There’s no doubt that the garden cloche is underutilized.
It’s been around forever and works very well, yet there’s really only a small group of people gardening with them. Garden cloches have remained popular in the UK, where they were thought to be first used for gardening.
Either our friends across the pond have managed to keep the garden cloche a secret or Australians have just not been exposed to them. The latter seems to be the case, considering most people I’ve come across are pleasantly curious about its function and normally ask where they can buy one. It’s much like when you travel to a foreign country and see a simple product that everyone uses in that country, and you wonder why no one back home uses it.
You try to find it when you return home, but it’s nowhere to be found!
An example of this is a product I call the “bug zapper”. About 10 years ago in Thailand, I noticed that all these shops were selling these devices that looked like a small tennis racket and were made out of plastic and wires.
I soon found out that inside the handle there were two double-A batteries, and when a small button on the side of the handle was pressed, it would send an electrical current through the wiring (the “strings” of the “racket”) and create a small shock when something touched it.
This is what I called the “bug zapper”. It’s a clever idea that works very well to kill flies and mosquitoes and is ever-present throughout Thailand. It’s light, affordable, portable, and much cleaner than smashing a fly or mosquito. Why wouldn’t you want to use it?
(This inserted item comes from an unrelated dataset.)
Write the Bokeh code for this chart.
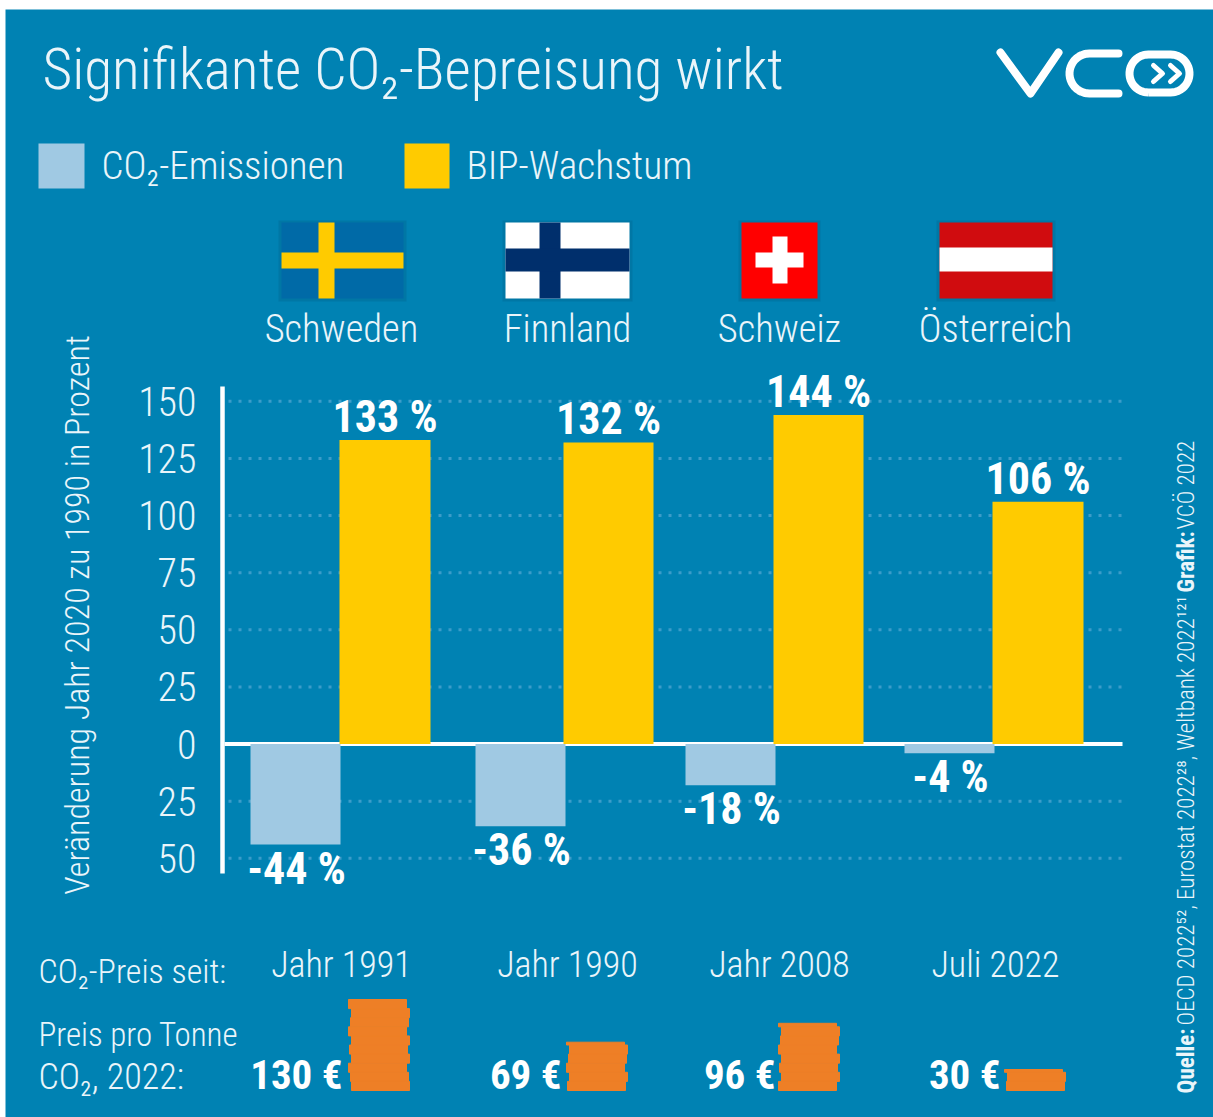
import numpy as np
from bokeh.plotting import figure
from bokeh.models import Range1d, FixedTicker
from bokeh.core.properties import value
from bokeh.embed import file_html
from bokeh.resources import INLINE

# ---------- data ----------
countries = ["Schweden", "Finnland", "Schweiz", "Österreich"]
co2_change = [-44, -36, -18, -4]
gdp_change = [133, 132, 144, 106]
price_since = ["Jahr 1991", "Jahr 1990", "Jahr 2008", "Juli 2022"]
price_per_ton = [130, 69, 96, 30]
y_ticks = [-50, -25, 0, 25, 50, 75, 100, 125, 150]
y_tick_labels = {-50: "50", -25: "25", 0: "0", 25: "25", 50: "50", 75: "75", 100: "100", 125: "125", 150: "150"}

# ---------- layout ----------
L, R, T, B = 5, 1213, 9, 1117
ZERO_Y, PX_PER_UNIT = 743.5, 2.285
PRICE_BASE_Y, PX_PER_EUR = 1090, 0.7
FONT, BOLD_FONT, BLUE = "Roboto Condensed Light", "Roboto Condensed", "#0082B3"
SOFT = "#EAF5FA"
LIGHT_BAR, GOLD, ORANGE = "#A0C9E3", "#FFCB00", "#EE7F26"
light_x = [(250, 340), (475, 565), (685, 775), (904, 994)]
gold_x = [(339, 430), (563, 653), (773, 863), (992, 1083)]
label_center_x = [341, 567, 779, 995]
stack_x = [348, 566, 778, 1004]
price_right = [342, 561, 775, 1000]
coin_shift = [0, 3, 2, 0, 3, 1, 3, 0, 2, 3, 1, 3, 3]

p = figure(width=R, height=B, output_backend="svg", toolbar_location=None,
           x_range=Range1d(L, R),
           y_range=Range1d((ZERO_Y - B) / PX_PER_UNIT, (ZERO_Y - T) / PX_PER_UNIT),
           x_axis_type=None, min_border_left=L, min_border_top=T, min_border_right=0, min_border_bottom=0,
           outline_line_color=None, background_fill_color=BLUE, border_fill_color="white")
p.extra_y_ranges = {"page": Range1d(B, T),
                    "price": Range1d((PRICE_BASE_Y - B) / PX_PER_EUR, (PRICE_BASE_Y - T) / PX_PER_EUR)}
p.grid.visible = False

ax = p.yaxis[0]
ax.fixed_location = 222
ax.ticker = FixedTicker(ticks=y_ticks)
ax.major_label_overrides = y_tick_labels
ax.bounds = (-56.5, 156.5)
ax.axis_line_color = "white"
ax.axis_line_width = 4.5
ax.major_tick_line_color = None
ax.minor_tick_line_color = None
ax.major_label_standoff = 20
ax.major_label_text_font = FONT
ax.major_label_text_font_size = "40px"
ax.major_label_text_color = SOFT


def txt(x, y, s, size, align="left", bold=False, angle=0, color=SOFT):
    p.text([x], [y], text=[s], y_range_name="page", text_font=value(BOLD_FONT if bold else FONT),
           text_font_size=f"{size}px", text_align=align, text_baseline="middle", angle=angle,
           text_font_style="bold" if bold else "normal", text_color=color)


def box(x0, x1, y0, y1, color, alpha=1.0):
    p.quad(left=[x0], right=[x1], top=[y0], bottom=[y1], y_range_name="page",
           fill_color=color, fill_alpha=alpha, line_color=None)


# gridlines, zero line
grid_vals = [t for t in y_ticks if t != 0]
p.segment(x0=[228] * len(grid_vals), x1=[1122] * len(grid_vals), y0=grid_vals, y1=grid_vals,
          line_color="#3C9CC9", line_width=3, line_dash="3 7")
p.segment(x0=[224], x1=[1122], y0=[0], y1=[0], line_color="white", line_width=4)

# bars
p.quad(left=[a for a, _ in light_x], right=[b for _, b in light_x], top=[0] * 4, bottom=co2_change,
       fill_color=LIGHT_BAR, line_color=None)
p.quad(left=[a for a, _ in gold_x], right=[b for _, b in gold_x], top=gdp_change, bottom=[0] * 4,
       fill_color=GOLD, line_color=None)

# value labels
for i in range(4):
    p.text([sum(gold_x[i]) / 2], [gdp_change[i]], text=[f"{gdp_change[i]} %"], y_offset=-23,
           text_font=value(BOLD_FONT), text_font_size="44px", text_font_style="bold", text_color="white",
           text_align="center", text_baseline="middle")
    p.text([sum(light_x[i]) / 2 + 1], [co2_change[i]], text=[f"{co2_change[i]} %"], y_offset=24,
           text_font=value(BOLD_FONT), text_font_size="44px", text_font_style="bold", text_color="white",
           text_align="center", text_baseline="middle")

# header
txt(42, 69, "Signifikante CO₂-Bepreisung wirkt", 57.3)
box(38, 84, 143, 188, LIGHT_BAR)
txt(101, 165, "CO₂-Emissionen", 39)
box(404, 449, 143, 188, GOLD)
txt(466, 165, "BIP-Wachstum", 39.5)

# logo
arc = np.linspace(np.pi / 2, 3 * np.pi / 2, 24)
p.multi_line(xs=[[1000, 1030, 1058], [1118] + list(1089 + 20 * np.cos(arc)) + [1118]],
             ys=[[52, 93, 52], [93] + list(73 + 20 * np.sin(arc)) + [53]], y_range_name="page",
             line_color="white", line_width=8, line_cap="round", line_join="round")
t_l = np.linspace(np.pi / 2, 3 * np.pi / 2, 24)
t_r = np.linspace(-np.pi / 2, np.pi / 2, 24)
p.line(x=list(1148 + 19 * np.cos(t_l)) + list(1170 + 19 * np.cos(t_r)) + [1148],
       y=list(73 + 19 * np.sin(t_l)) + list(73 + 19 * np.sin(t_r)) + [92], y_range_name="page",
       line_color="white", line_width=8)
p.multi_line(xs=[[1153, 1162, 1153], [1170, 1179, 1170]], ys=[[65, 73, 81], [65, 73, 81]], y_range_name="page",
             line_color="white", line_width=5, line_cap="round", line_join="round")

# flags (with soft shadow)
for x0, x1 in [(281, 403), (505, 629), (741, 817), (939, 1052)]:
    box(x0 - 3, x1 + 3, 220, 301, "#003050", 0.13)
box(281, 403, 222, 298, "#006AA7")
box(318, 334, 222, 298, GOLD)
box(281, 403, 252, 268, GOLD)
box(505, 629, 222, 298, "white")
box(539, 560, 222, 298, "#002F6C")
box(505, 629, 248, 271, "#002F6C")
box(741, 817, 222, 298, "#FF0000")
box(755, 803, 252, 267, "white")
box(772, 787, 236, 283, "white")
box(939, 1052, 222, 298, "#D00C0F")
box(939, 1052, 247, 271, "white")

for cx, c in zip(label_center_x, countries):
    txt(cx, 328, c, 38.5, "center")

# side texts
txt(76, 614.5, "Veränderung Jahr 2020 zu 1990 in Prozent", 34, "center", angle=np.pi / 2)
txt(1186, 1093, "Quelle:", 23, bold=True, angle=np.pi / 2)
txt(1186, 1025, "OECD 2022⁵², Eurostat 2022²⁸, Weltbank 2022¹²¹", 23, angle=np.pi / 2)
txt(1186, 592, "Grafik:", 23, bold=True, angle=np.pi / 2)
txt(1186, 529, "VCÖ 2022", 23, angle=np.pi / 2)

# bottom table
txt(38, 970, "CO₂-Preis seit:", 34)
txt(38, 1034, "Preis pro Tonne", 33)
txt(38, 1076, "CO₂, 2022:", 36)
for cx, s in zip(label_center_x, price_since):
    txt(cx, 964, s, 36, "center")

COIN_EUR = 13
for i, v in enumerate(price_per_ton):
    edges = list(np.arange(0, v, COIN_EUR)) + [v]
    bottoms, tops = edges[:-1], edges[1:]
    shifts = coin_shift[:len(bottoms)][::-1]
    p.quad(left=[stack_x[i] + s for s in shifts], right=[stack_x[i] + 58 + s for s in shifts],
           bottom=bottoms, top=tops, y_range_name="price", fill_color=ORANGE, line_color=ORANGE, line_width=1)
    txt(price_right[i], 1074, f"{v} €", 41, "right", bold=True, color="white")

open("out.html", "w").write(file_html(p, INLINE))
Ten years ago, it would have been extremely difficult to find a bug zapper, and it still is pretty tough today. But they can be found.
Sometimes our eyes are opened to new things when we explore a little. It’s not that some things are secrets and others don’t want us to know about them, but rather that we have simply forgotten about them or do not have the knowledge that it is an option.
Another alternative that I think has delayed the popularity of garden cloches is chemical pesticides. One purpose of the garden cloche is to keep slugs and snails away from eating your plants. Pesticides and insecticides have become so affordable that it’s much easier to spray a chemical on your plant that will last for days, weeks, or months, and you’ll have enough for the entire year.
The downside of those chemicals, of course, is that you’re spraying this chemical that you have no idea what it’s made out of directly onto your plants and vegetables. Garden cloches, on the other hand, will keep your plants insect- and pest-free in a 100% organic way.
There are multiple reasons why the garden cloche has been underutilized, but I believe that it is an excellent tool that has huge benefits. As people take more time to examine their health and use gardens to increase that healthy organic lifestyle, garden cloches will play an important part in growing good food for families.